Depuis l'empoisonnement d'Alexandre Litvinenko, l'ex-agent des services secrets russes mort à Londres le 23 novembre après avoir ingurgité une substance radioactive, deux camps s'affrontent. A Londres, les proches de la victime, tous liés à l'ex-oligarque Boris Berezovski, n'ont aucun doute : le poison mène aux services secrets russes. Vu de Moscou, l'empoisonnement ne peut être que l'oeuvre de Boris Berezovski, l'ancien maître de l'intrigue politique, réfugié dans la capitale britannique depuis l'arrivée au pouvoir de Vladimir Poutine.



Neuf enquêteurs de Scotland Yard sont à pied d'oeuvre à Moscou. Leurs homologues russes sont attendus à Londres. Chaque camp s'est adjoint les services d'une agence de communication. Bell Pottinger, l'agence de Lord Tim Bell, le publiciste du Parti conservateur à l'époque Thatcher, fait valoir les arguments de l'entourage de Boris Berezovski. Les intérêts du Kremlin sont représentés par Portland PR, une agence proche des travaillistes.

Dans le vestibule d'Interpark House, dans le quartier londonien de Mayfair, aucune plaque n'indique les bureaux de Boris Berezovski. Deux policiers armés gardent l'accès aux ascenseurs. C'est là qu'une voiture blindée dépose chaque matin le milliardaire de 61 ans. Quand il a rendu visite à son protégé, deux jours avant qu'il ne meure d'un empoisonnement au polonium 210, Boris Berezovski, d'ordinaire grand bavard, s'est fait discret. Sa réaction, ensuite, est restée prudente : il penche pour la responsabilité de l'entourage de Vladimir Poutine, plutôt que pour celle du président en personne.

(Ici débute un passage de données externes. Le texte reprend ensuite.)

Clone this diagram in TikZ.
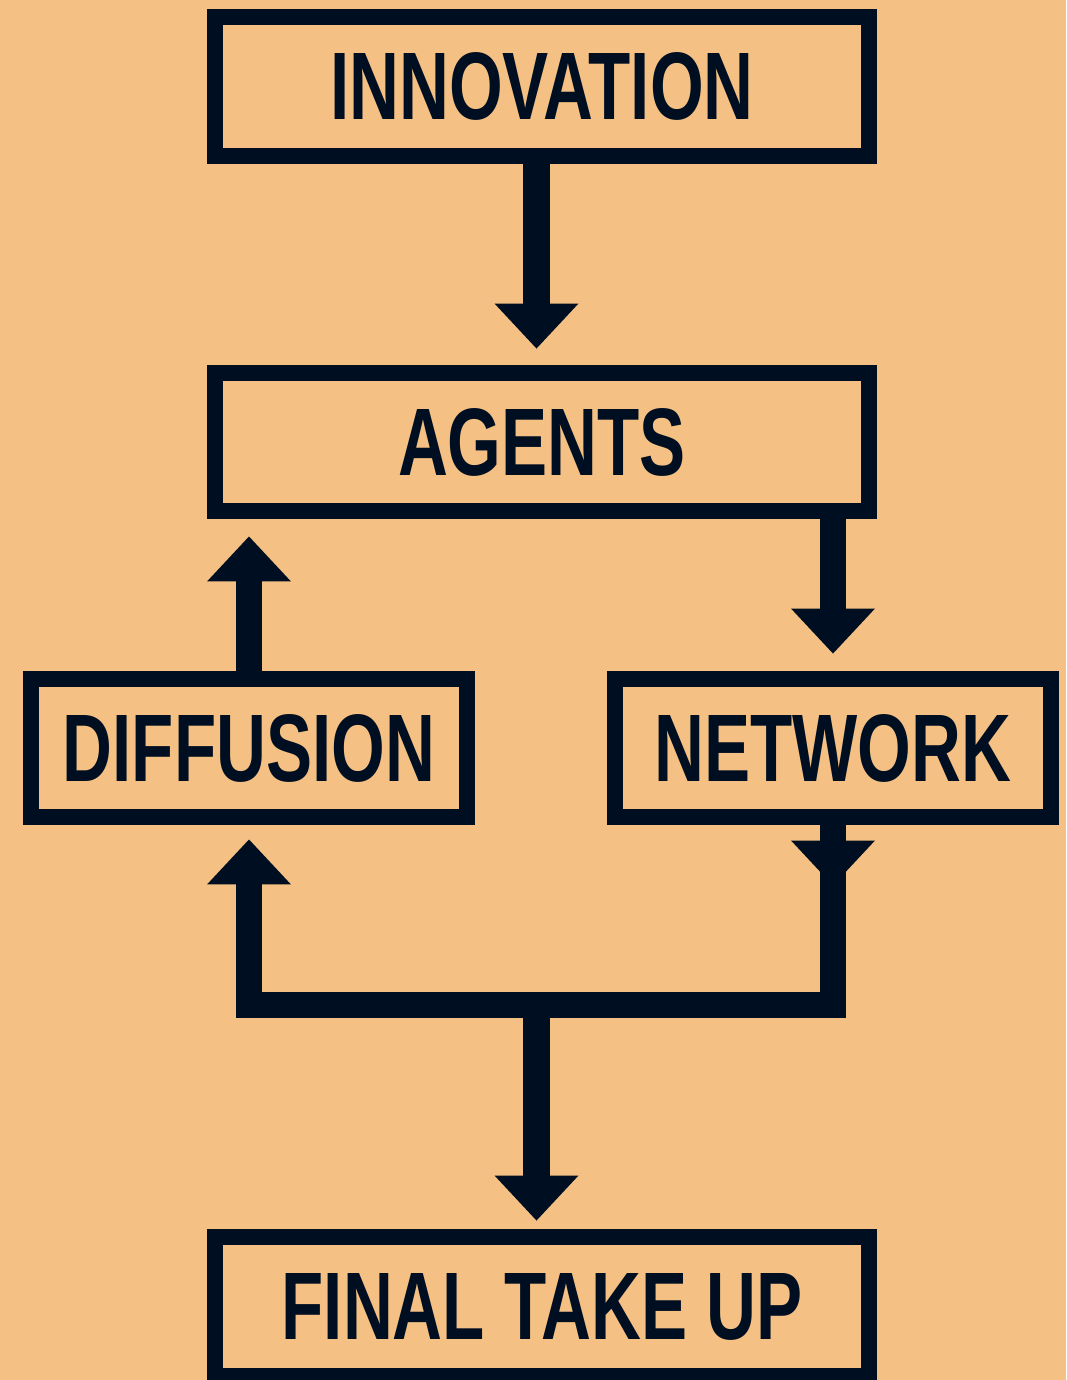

En Russie, il est sous le coup d'un mandat d'arrêt pour malversations. Bête noire des autorités, il est présenté par la propagande officielle comme un personnage démoniaque, à l'origine de toutes les turpitudes du pays. Cet empoisonnement, c'est lui, accusent les médias. Pour Rossiskaïa Gazeta, journal officiel du gouvernement, Alexandre Litvinenko a joué, en mourant, "le dernier et le meilleur de ses rôles dans la pièce de théâtre montée par un metteur en scène de talent" - Boris Berezovski, bien sûr. "Se débarrasser d'un associé superflu, détenteur de secrets dangereux pour l'oligarque en fuite, est complètement dans (son) style." L'assassinat de la journaliste Anna Politkovskaïa le 7 octobre ? Encore lui, prétend la presse russe. Le mobile ? Donner une mauvaise image de la Russie, afin que la justice britannique continue de refuser son extradition.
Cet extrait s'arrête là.